● EXERCISE GOAL
Write out each line of the listing as it stands, without the images.

● SOURCE DATA

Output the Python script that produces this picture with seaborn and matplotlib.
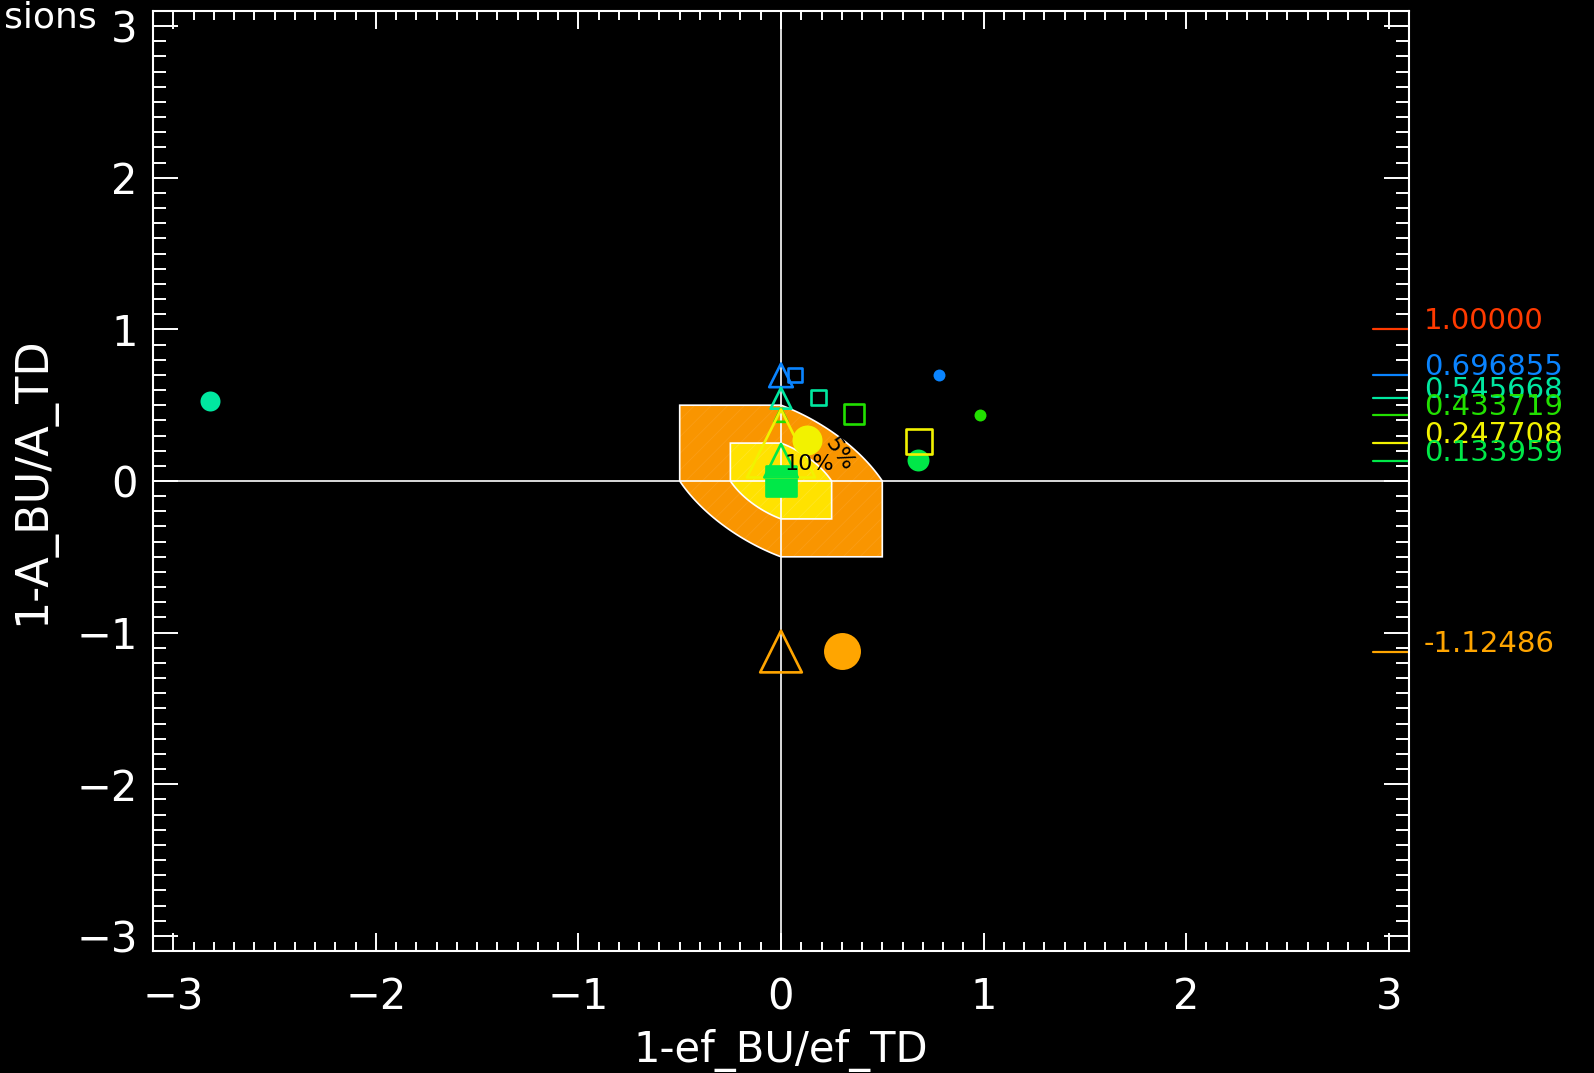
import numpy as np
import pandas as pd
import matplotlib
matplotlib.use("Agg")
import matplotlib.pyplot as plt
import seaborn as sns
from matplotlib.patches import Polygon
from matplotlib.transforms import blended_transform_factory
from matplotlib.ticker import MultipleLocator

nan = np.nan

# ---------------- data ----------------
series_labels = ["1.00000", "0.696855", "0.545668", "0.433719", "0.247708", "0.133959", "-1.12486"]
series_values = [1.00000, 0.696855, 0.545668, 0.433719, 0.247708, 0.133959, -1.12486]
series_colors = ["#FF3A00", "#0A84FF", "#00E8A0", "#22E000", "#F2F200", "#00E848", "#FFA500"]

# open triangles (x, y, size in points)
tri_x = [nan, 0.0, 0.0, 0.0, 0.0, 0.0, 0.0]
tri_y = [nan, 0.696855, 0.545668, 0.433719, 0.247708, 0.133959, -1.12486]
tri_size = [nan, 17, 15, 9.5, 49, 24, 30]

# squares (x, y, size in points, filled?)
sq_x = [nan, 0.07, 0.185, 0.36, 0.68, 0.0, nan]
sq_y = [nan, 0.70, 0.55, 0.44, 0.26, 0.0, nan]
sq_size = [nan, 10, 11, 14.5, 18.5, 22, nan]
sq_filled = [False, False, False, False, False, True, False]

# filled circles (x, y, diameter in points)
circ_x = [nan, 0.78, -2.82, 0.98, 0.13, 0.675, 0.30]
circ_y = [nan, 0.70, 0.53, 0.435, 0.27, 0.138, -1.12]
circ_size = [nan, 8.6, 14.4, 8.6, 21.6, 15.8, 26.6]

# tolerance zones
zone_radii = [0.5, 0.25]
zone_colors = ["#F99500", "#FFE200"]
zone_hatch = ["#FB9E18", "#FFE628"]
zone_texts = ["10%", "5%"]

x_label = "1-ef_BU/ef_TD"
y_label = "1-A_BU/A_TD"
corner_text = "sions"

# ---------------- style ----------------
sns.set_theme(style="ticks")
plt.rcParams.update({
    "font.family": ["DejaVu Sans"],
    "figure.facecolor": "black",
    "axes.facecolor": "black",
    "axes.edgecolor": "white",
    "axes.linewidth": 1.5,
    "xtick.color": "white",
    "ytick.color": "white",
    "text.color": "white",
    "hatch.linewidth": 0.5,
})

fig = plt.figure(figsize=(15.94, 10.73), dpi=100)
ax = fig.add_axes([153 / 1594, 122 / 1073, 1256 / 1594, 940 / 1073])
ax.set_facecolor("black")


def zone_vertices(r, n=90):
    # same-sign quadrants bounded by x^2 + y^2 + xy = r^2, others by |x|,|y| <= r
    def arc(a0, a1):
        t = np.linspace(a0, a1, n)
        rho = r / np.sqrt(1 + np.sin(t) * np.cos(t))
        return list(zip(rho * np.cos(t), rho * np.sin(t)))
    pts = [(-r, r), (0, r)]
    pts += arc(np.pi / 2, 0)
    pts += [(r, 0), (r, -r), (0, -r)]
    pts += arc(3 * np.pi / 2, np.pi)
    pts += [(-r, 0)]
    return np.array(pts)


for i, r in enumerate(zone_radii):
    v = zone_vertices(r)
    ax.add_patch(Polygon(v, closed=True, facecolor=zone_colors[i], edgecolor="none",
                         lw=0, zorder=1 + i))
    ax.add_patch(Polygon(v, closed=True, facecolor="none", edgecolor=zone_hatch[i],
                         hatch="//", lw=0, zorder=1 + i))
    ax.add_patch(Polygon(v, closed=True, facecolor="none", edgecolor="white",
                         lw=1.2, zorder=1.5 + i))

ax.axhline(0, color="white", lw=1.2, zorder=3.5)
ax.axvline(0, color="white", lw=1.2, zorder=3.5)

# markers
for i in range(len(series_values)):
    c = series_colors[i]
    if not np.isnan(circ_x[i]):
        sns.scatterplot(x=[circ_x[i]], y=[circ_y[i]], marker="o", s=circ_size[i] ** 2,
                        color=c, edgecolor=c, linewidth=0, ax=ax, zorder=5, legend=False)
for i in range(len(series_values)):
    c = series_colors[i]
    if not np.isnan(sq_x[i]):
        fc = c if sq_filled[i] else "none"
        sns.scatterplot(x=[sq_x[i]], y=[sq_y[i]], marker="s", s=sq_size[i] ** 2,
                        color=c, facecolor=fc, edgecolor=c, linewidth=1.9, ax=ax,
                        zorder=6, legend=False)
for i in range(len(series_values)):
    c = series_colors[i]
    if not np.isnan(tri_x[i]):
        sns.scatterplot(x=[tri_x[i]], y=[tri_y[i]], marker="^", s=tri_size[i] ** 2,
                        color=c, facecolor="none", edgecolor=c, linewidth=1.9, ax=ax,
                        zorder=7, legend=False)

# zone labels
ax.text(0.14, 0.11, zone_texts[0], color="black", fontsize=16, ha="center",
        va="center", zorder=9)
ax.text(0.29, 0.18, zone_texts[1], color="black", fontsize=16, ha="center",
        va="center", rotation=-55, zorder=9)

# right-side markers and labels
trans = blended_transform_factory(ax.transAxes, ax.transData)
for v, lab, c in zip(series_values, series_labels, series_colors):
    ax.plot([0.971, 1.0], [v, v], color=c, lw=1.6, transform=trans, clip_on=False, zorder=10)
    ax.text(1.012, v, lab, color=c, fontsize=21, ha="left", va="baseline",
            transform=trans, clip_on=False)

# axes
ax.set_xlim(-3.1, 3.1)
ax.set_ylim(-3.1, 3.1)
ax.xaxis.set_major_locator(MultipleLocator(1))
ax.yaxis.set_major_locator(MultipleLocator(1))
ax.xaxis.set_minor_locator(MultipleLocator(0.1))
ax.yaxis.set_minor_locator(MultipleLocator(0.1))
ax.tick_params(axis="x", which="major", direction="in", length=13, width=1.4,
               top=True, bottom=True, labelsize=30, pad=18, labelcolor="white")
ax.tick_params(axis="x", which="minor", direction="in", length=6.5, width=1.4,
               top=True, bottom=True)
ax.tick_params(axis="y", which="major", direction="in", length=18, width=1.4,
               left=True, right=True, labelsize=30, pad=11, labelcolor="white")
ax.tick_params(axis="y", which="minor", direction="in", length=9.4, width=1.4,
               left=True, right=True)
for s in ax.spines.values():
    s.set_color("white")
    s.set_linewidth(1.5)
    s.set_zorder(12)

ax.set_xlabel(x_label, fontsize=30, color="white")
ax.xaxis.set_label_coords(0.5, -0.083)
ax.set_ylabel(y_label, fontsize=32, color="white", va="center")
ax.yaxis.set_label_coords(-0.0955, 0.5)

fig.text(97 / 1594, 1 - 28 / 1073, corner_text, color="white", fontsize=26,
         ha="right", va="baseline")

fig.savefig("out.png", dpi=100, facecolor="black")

● TASK SOLUTION
Output the Python script that produces this picture with seaborn and matplotlib.
import numpy as np
import pandas as pd
import matplotlib
matplotlib.use("Agg")
import matplotlib.pyplot as plt
import seaborn as sns
from matplotlib.patches import Polygon
from matplotlib.transforms import blended_transform_factory
from matplotlib.ticker import MultipleLocator

nan = np.nan

# ---------------- data ----------------
series_labels = ["1.00000", "0.696855", "0.545668", "0.433719", "0.247708", "0.133959", "-1.12486"]
series_values = [1.00000, 0.696855, 0.545668, 0.433719, 0.247708, 0.133959, -1.12486]
series_colors = ["#FF3A00", "#0A84FF", "#00E8A0", "#22E000", "#F2F200", "#00E848", "#FFA500"]

# open triangles (x, y, size in points)
tri_x = [nan, 0.0, 0.0, 0.0, 0.0, 0.0, 0.0]
tri_y = [nan, 0.696855, 0.545668, 0.433719, 0.247708, 0.133959, -1.12486]
tri_size = [nan, 17, 15, 9.5, 49, 24, 30]

# squares (x, y, size in points, filled?)
sq_x = [nan, 0.07, 0.185, 0.36, 0.68, 0.0, nan]
sq_y = [nan, 0.70, 0.55, 0.44, 0.26, 0.0, nan]
sq_size = [nan, 10, 11, 14.5, 18.5, 22, nan]
sq_filled = [False, False, False, False, False, True, False]

# filled circles (x, y, diameter in points)
circ_x = [nan, 0.78, -2.82, 0.98, 0.13, 0.675, 0.30]
circ_y = [nan, 0.70, 0.53, 0.435, 0.27, 0.138, -1.12]
circ_size = [nan, 8.6, 14.4, 8.6, 21.6, 15.8, 26.6]

# tolerance zones
zone_radii = [0.5, 0.25]
zone_colors = ["#F99500", "#FFE200"]
zone_hatch = ["#FB9E18", "#FFE628"]
zone_texts = ["10%", "5%"]

x_label = "1-ef_BU/ef_TD"
y_label = "1-A_BU/A_TD"
corner_text = "sions"

# ---------------- style ----------------
sns.set_theme(style="ticks")
plt.rcParams.update({
    "font.family": ["DejaVu Sans"],
    "figure.facecolor": "black",
    "axes.facecolor": "black",
    "axes.edgecolor": "white",
    "axes.linewidth": 1.5,
    "xtick.color": "white",
    "ytick.color": "white",
    "text.color": "white",
    "hatch.linewidth": 0.5,
})

fig = plt.figure(figsize=(15.94, 10.73), dpi=100)
ax = fig.add_axes([153 / 1594, 122 / 1073, 1256 / 1594, 940 / 1073])
ax.set_facecolor("black")


def zone_vertices(r, n=90):
    # same-sign quadrants bounded by x^2 + y^2 + xy = r^2, others by |x|,|y| <= r
    def arc(a0, a1):
        t = np.linspace(a0, a1, n)
        rho = r / np.sqrt(1 + np.sin(t) * np.cos(t))
        return list(zip(rho * np.cos(t), rho * np.sin(t)))
    pts = [(-r, r), (0, r)]
    pts += arc(np.pi / 2, 0)
    pts += [(r, 0), (r, -r), (0, -r)]
    pts += arc(3 * np.pi / 2, np.pi)
    pts += [(-r, 0)]
    return np.array(pts)


for i, r in enumerate(zone_radii):
    v = zone_vertices(r)
    ax.add_patch(Polygon(v, closed=True, facecolor=zone_colors[i], edgecolor="none",
                         lw=0, zorder=1 + i))
    ax.add_patch(Polygon(v, closed=True, facecolor="none", edgecolor=zone_hatch[i],
                         hatch="//", lw=0, zorder=1 + i))
    ax.add_patch(Polygon(v, closed=True, facecolor="none", edgecolor="white",
                         lw=1.2, zorder=1.5 + i))

ax.axhline(0, color="white", lw=1.2, zorder=3.5)
ax.axvline(0, color="white", lw=1.2, zorder=3.5)

# markers
for i in range(len(series_values)):
    c = series_colors[i]
    if not np.isnan(circ_x[i]):
        sns.scatterplot(x=[circ_x[i]], y=[circ_y[i]], marker="o", s=circ_size[i] ** 2,
                        color=c, edgecolor=c, linewidth=0, ax=ax, zorder=5, legend=False)
for i in range(len(series_values)):
    c = series_colors[i]
    if not np.isnan(sq_x[i]):
        fc = c if sq_filled[i] else "none"
        sns.scatterplot(x=[sq_x[i]], y=[sq_y[i]], marker="s", s=sq_size[i] ** 2,
                        color=c, facecolor=fc, edgecolor=c, linewidth=1.9, ax=ax,
                        zorder=6, legend=False)
for i in range(len(series_values)):
    c = series_colors[i]
    if not np.isnan(tri_x[i]):
        sns.scatterplot(x=[tri_x[i]], y=[tri_y[i]], marker="^", s=tri_size[i] ** 2,
                        color=c, facecolor="none", edgecolor=c, linewidth=1.9, ax=ax,
                        zorder=7, legend=False)

# zone labels
ax.text(0.14, 0.11, zone_texts[0], color="black", fontsize=16, ha="center",
        va="center", zorder=9)
ax.text(0.29, 0.18, zone_texts[1], color="black", fontsize=16, ha="center",
        va="center", rotation=-55, zorder=9)

# right-side markers and labels
trans = blended_transform_factory(ax.transAxes, ax.transData)
for v, lab, c in zip(series_values, series_labels, series_colors):
    ax.plot([0.971, 1.0], [v, v], color=c, lw=1.6, transform=trans, clip_on=False, zorder=10)
    ax.text(1.012, v, lab, color=c, fontsize=21, ha="left", va="baseline",
            transform=trans, clip_on=False)

# axes
ax.set_xlim(-3.1, 3.1)
ax.set_ylim(-3.1, 3.1)
ax.xaxis.set_major_locator(MultipleLocator(1))
ax.yaxis.set_major_locator(MultipleLocator(1))
ax.xaxis.set_minor_locator(MultipleLocator(0.1))
ax.yaxis.set_minor_locator(MultipleLocator(0.1))
ax.tick_params(axis="x", which="major", direction="in", length=13, width=1.4,
               top=True, bottom=True, labelsize=30, pad=18, labelcolor="white")
ax.tick_params(axis="x", which="minor", direction="in", length=6.5, width=1.4,
               top=True, bottom=True)
ax.tick_params(axis="y", which="major", direction="in", length=18, width=1.4,
               left=True, right=True, labelsize=30, pad=11, labelcolor="white")
ax.tick_params(axis="y", which="minor", direction="in", length=9.4, width=1.4,
               left=True, right=True)
for s in ax.spines.values():
    s.set_color("white")
    s.set_linewidth(1.5)
    s.set_zorder(12)

ax.set_xlabel(x_label, fontsize=30, color="white")
ax.xaxis.set_label_coords(0.5, -0.083)
ax.set_ylabel(y_label, fontsize=32, color="white", va="center")
ax.yaxis.set_label_coords(-0.0955, 0.5)

fig.text(97 / 1594, 1 - 28 / 1073, corner_text, color="white", fontsize=26,
         ha="right", va="baseline")

fig.savefig("out.png", dpi=100, facecolor="black")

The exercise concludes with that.